Sedari dulu saya takut akut akan gas elpiji, bukan dalam bentuknya. Namun, segi-segi isi yang terkandung pada sebuah kaleng besi berberat berbeda satu sama lain. Paling ditakuti ialah, pemasangan gas elpiji ke kompor gas. Sampai detik ini ketakutan untuk memasang gas ke kompor gas masih terasa dan menyakitkan bagiku. Melihatnya saja agak ngeri apalagi sampai memasangnya. Ketika menghadapi pemasangan gas, terngiang tanpa henti dalam imajanasiku peledakan yang terjadi disebabkan oleh gas yang bocor dan ketidaktepatan pemasangan mengakibatkan peledakan yang bisa melukai orang disekitarnya.

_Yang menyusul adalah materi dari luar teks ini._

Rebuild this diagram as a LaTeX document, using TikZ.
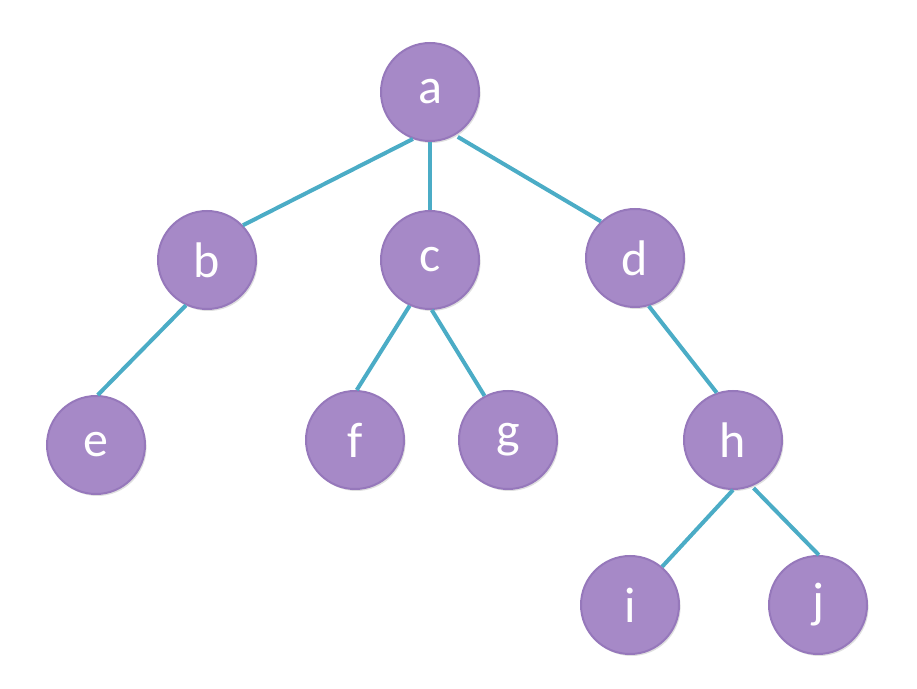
\documentclass[tikz,border=0pt]{standalone}
\usepackage{fontspec}
\setmainfont{Carlito}
\usetikzlibrary{shadows}
\definecolor{nodepurple}{RGB}{166,137,199}
\definecolor{rimpurple}{RGB}{150,120,187}
\definecolor{edgeteal}{RGB}{75,172,198}
\tikzset{
  vertex/.style={circle, minimum size=49pt, inner sep=0pt, fill=nodepurple,
    draw=rimpurple, line width=1pt, text=white, font=\fontsize{25}{25}\selectfont,
    drop shadow={shadow xshift=0.8pt, shadow yshift=-1pt, opacity=0.25}},
  branch/.style={edgeteal, line width=2pt}
}
\begin{document}
\begin{tikzpicture}[x=0.5pt,y=-0.5pt]
    % Fix the page size to the reference
    \useasboundingbox (0,0) rectangle (917,689);
    % Draw the vertices of the tree
    \node[vertex] (a) at (430,92) {a};
    \node[vertex] (b) at (207,260) {b};
    \node[vertex] (c) at (430,260) {c};
    \node[vertex] (d) at (635,258) {d};
    \node[vertex] (e) at (96,445) {e};
    \node[vertex] (f) at (355,440) {f};
    \node[vertex] (g) at (508,440) {g};
    \node[vertex] (h) at (733,440) {h};
    \node[vertex] (i) at (630,605) {i};
    \node[vertex] (j) at (818,605) {j};

    % Draw the branches between the vertices
    \draw[branch] (a.250) -- (b.44);
    \draw[branch] (a.270) -- (c.90);
    \draw[branch] ([shift={(2,2)}]a.301) -- (d.133);
    \draw[branch] (b.245) -- (e.88);
    \draw[branch] (c.246) -- (f.88);
    \draw[branch] (c.272) -- (g.118);
    \draw[branch] (d.286) -- (h.109);
    \draw[branch] (h.270) -- (i.50);
    \draw[branch] ([shift={(1,2)}]h.293) -- (j.89);
\end{tikzpicture}
\end{document}
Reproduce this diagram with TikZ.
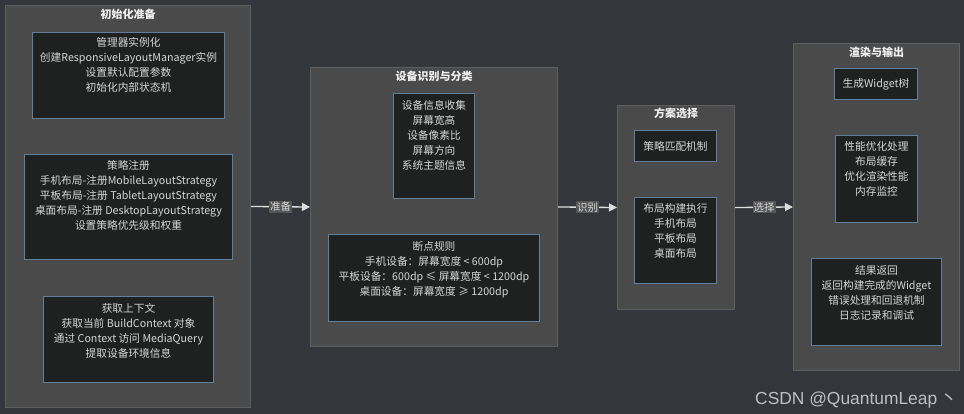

Meledak, membakar dan menghanguskan bagi korban yang mengalaminya.  Ketakutan itu muncul dikarenakan pandangan saya yang selalu negatif pada gas elpiji ketika melihat berita-berita kebakaran yang disebabkan meledaknya gas elpiji di teve. Sampai saat ini kefobiaan terhadap gas (khusus untuk kompor gas) masih kumiliki. Pernah pada suatu ketika ayah saya marah dan mengamuk dan sempat adu mulut denganku dikarenakan saya tidak mau disuruh untuk memasang gas elpiji ke kompor gas, jangankan untuk memasangnya, membuka katupnya pun saya menolak, akhirnya bibi saya yang kebetulan ada sewaktu itu datang membantu memasangkannya, dan saya menghindar seberapa jengkal untuk menjauhi pemasangan gas elpiji tadi.

Ih ngeri, dalam bayanganku ketika melihat proses tadi, terbayang melulu ledakan dahsyat yang timbul akibat pemasangan gas yang salah akibat ketidakbecusan, ketelodoran pemasangan dan pelindung katup tidak bagus terhadap proses pemasangan tadi. Tapi anehnya ketakutan tadi tidak berlaku jika saya memakai kompor gas  untuk memasak sesuatu apapun yang saya inginkan. Dalam kejadian ini ketakutannya berkategori parno, dan yang di awal tadi ketakutan akut.

Saya bingung, apa yang harus dilakukan untuk menghilangkan ketakutan akut dan parno tadi. Dipaksa atau dituntun?, disengaja atau diperdaya? Mana yang lebih pas bagiku untuk meninggalkan sejauh-jauhnya ketakutan tadi? Semoga parno dan fobia ini tidak berlaku bagi Anda.